- DVD cover
- Directed by: Joe Nimziki
- Screenplay by: Joe Nimziki; James Robert Johnston;
- Based on: The Howling II by Gary Brandner
- Produced by: Joel Kastelberg; Ernst Etchie Stroh;
- Starring: Lindsey Shaw; Landon Liboiron; Ivana Miličević; Niels Schneider; Kristian Hodko; Erin Agostino; Sean Mercado;
- Cinematography: Benoit Beaulieu
- Edited by: James Coblentz
- Music by: Christopher Carmichael; Mark Anthony Yaeger;
- Production company: Moonstone Entertainment
- Distributed by: Anchor Bay Films
- Release date: October 18, 2011;
- Running time: 92 minutes
- Countries: Canada; United States;
- Language: English

= The Howling: Reborn =

The Howling: Reborn is a 2011 teen horror film directed by Joe Nimziki and starring Lindsey Shaw, Landon Liboiron and Ivana Miličević. It is the eighth film and a reboot of The Howling film series. The film was released on DVD on October 18, 2011.

==Plot==
Kathryn Kidman is attacked and apparently killed by a werewolf. 18 years later, Kathryn's son Will is living with his father Jack and is enrolled in a high school with an advanced security system. His best friend, Sachin, is making a horror film and is planning to broadcast it by illegally hacking into news channels. Will has a crush on Eliana Wynter, but her current boyfriend scares him away. Later, Eliana invites him to a party, where a creature attacks. Will escapes. He later asks Sachin about werewolf lore. Will cuts himself and the wound heals instantaneously, proving that he's a werewolf.
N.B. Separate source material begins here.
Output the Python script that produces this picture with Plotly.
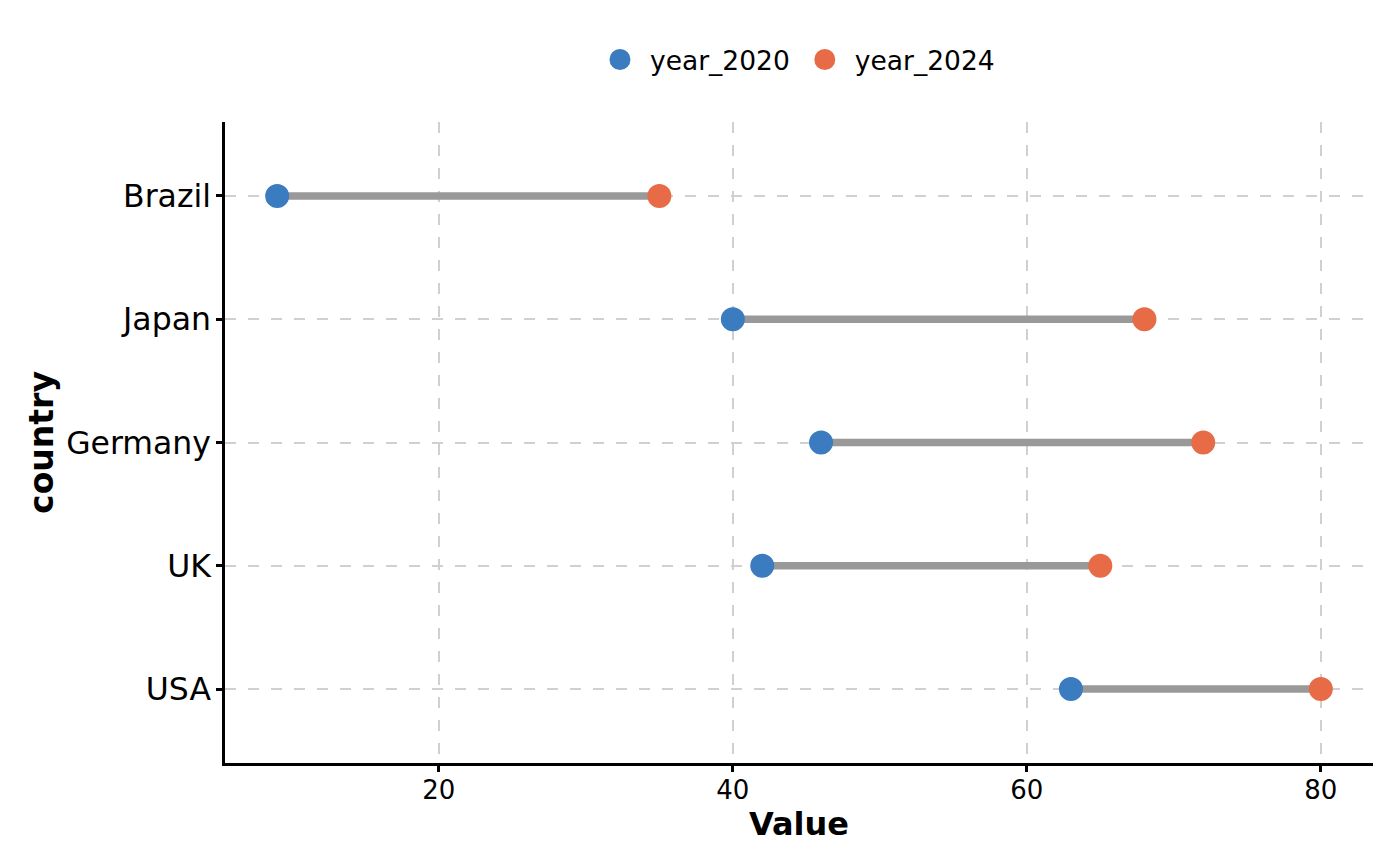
import plotly.graph_objects as go

countries = ["USA", "UK", "Germany", "Japan", "Brazil"]
year_2020 = [63, 42, 46, 40, 9]
year_2024 = [80, 65, 72, 68, 35]
x_ticks = [20, 40, 60, 80]

BLUE = "#3B7BBF"
ORANGE = "#E76B46"
GRAY = "#999999"
GRID = "#D0D0D0"
FONT = "DejaVu Sans"

seg_x, seg_y = [], []
for c, a, b in zip(countries, year_2020, year_2024):
    seg_x += [a, b, None]
    seg_y += [c, c, None]

fig = go.Figure()
fig.add_trace(go.Scatter(x=seg_x, y=seg_y, mode="lines",
                         line=dict(color=GRAY, width=7.5),
                         showlegend=False, hoverinfo="skip"))
fig.add_trace(go.Scatter(x=year_2020, y=countries, mode="markers", name="year_2020",
                         marker=dict(color=BLUE, size=19, line=dict(color=BLUE, width=5))))
fig.add_trace(go.Scatter(x=year_2024, y=countries, mode="markers", name="year_2024",
                         marker=dict(color=ORANGE, size=19, line=dict(color=ORANGE, width=5))))

xmin, xmax = min(year_2020), max(year_2024)
pad = (xmax - xmin) * 0.05

fig.update_layout(
    width=1400, height=866,
    paper_bgcolor="white", plot_bgcolor="white",
    margin=dict(l=217, r=35, t=114, b=111),
    font=dict(family=FONT, color="black"),
    legend=dict(orientation="h", x=0.4965, xanchor="center", y=1.097, yanchor="middle",
                font=dict(size=26.5, family=FONT), itemsizing="trace",
                itemwidth=50, tracegroupgap=0),
    xaxis=dict(range=[xmin - pad, xmax + pad], tickvals=x_ticks,
               showgrid=True, gridcolor=GRID, gridwidth=2, griddash="11px,12px",
               showline=True, linecolor="black", linewidth=2.5,
               ticks="outside", ticklen=6, tickwidth=2.5, tickcolor="black",
               ticklabelstandoff=-4,
               tickfont=dict(size=26, family=FONT), zeroline=False,
               title=dict(text="<b>Value</b>", font=dict(size=32, family=FONT), standoff=0)),
    yaxis=dict(categoryorder="array", categoryarray=countries, range=[-0.6, 4.6],
               showgrid=True, gridcolor=GRID, gridwidth=2, griddash="11px,12px",
               showline=True, linecolor="black", linewidth=2.5,
               ticks="outside", ticklen=6, tickwidth=2.5, tickcolor="black",
               ticklabelstandoff=-1,
               tickfont=dict(size=31.5, family=FONT), zeroline=False,
               title=dict(text="<b>country</b>", font=dict(size=33, family=FONT), standoff=3)),
)

fig.write_html("out.html")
It is revealed that Kathryn, now known as Kay, is still alive, but has become a werewolf. Kay kills Jack, then goes to Will's school to explain Will's werewolf heritage to him. Confronted with this truth, Will saves Eliana from other members of Kay's wolf pack. The invasion sets off the security system and the school enters automated lockdown mode, cutting off the school from the outside world. Will remembers Sachin's advice that werewolves can only be killed by silver bullets or fire, so he and Eliana equip themselves with homemade flamethrowers.

Will and Eliana find Sachin just in time to see him killed by a werewolf. Sneaking off to the basement, they discover that Kay is raising an army of werewolves. Eliana tries to goad Will to turn her into a werewolf, but he manages to restrain himself. Kay captures Eliana to force Will to become a werewolf. Will fights Kay with weapons, but Kay is too powerful to be killed by silver bullets. Another werewolf attacks Kay and rips her heart out. The werewolf is Eliana, who was previously wounded by Will. Eliana and Will burn down the school to kill the other new werewolves.

Will creates a video in which he transforms on camera and warns the world about werewolves. It's circulated all over the world, and humans prepare to battle against the new threat.

==Cast==
- Landon Liboiron as Will Kidman
- Lindsey Shaw as Eliana Wynter
- Ivana Miličević as Kathryn "Kay" Kidman
- Jesse Rath as Sachin
- Niels Schneider as Roland
- Frank Schorpion as Jack Kidman
- Kristian Hodko as "Tribe"
- Sean Mercado as Pierce
- Sacha Charles as Roddick
- Michael Stewart Grant as Stalker
- Erin Agostino as Regina
- Mark Camacho as Principal Larouche

==Production==
In November 2009, it was announced producers Joel Kastelberg and Ernst Etchie Stroh would produce a reboot of The Howling under the title The Howling: Reborn. Former studio marketing executive Joe Nimziki was announced as director and writer of the film in his feature debut having gained experience as a script doctor. Steven Lane and Bob Pringle who had produced prior entries in the series executive produced the film. When Nimziki wrote the film with a strong focus on a love story the producers reacted with skepticism as they had desired something more traditional with a group of teenagers being killed off one-by-one, however once Twilight proved to be a sizable hit the producers changed their stance on Nimziki's love story focus.

An international co-production film between Canada and the United States. The story is credited as being based on the novel The Howling II by Gary Brandner; however, the film instead has minor elements from the first novel.

Production began on the film in Canada in May 2010. The film was released direct to video in late October 2011.

==Home media==
Anchor Bay Entertainment released The Howling: Reborn on DVD and Blu-ray in the U.K. on 9 April 2012.

== Critical reception ==
The Howling: Reborn received negative reviews from critics. R.L. Shaffer from IGN DVD gave the film a 3/10: "Like the other sequels, The Howling: Reborn takes a great concept and completely flushes it down the toilet in order to exploit modern horror/werewolf trends". Felix Vasquez Jr. from Cinema Crazed gave it a rating of 2.5/4, calling it "a decent time killer with strong performances and a good head on its shoulder". Review aggregator Rotten Tomatoes gives the film a score of 17%, based on 6 reviews with an average score of 3.90/10.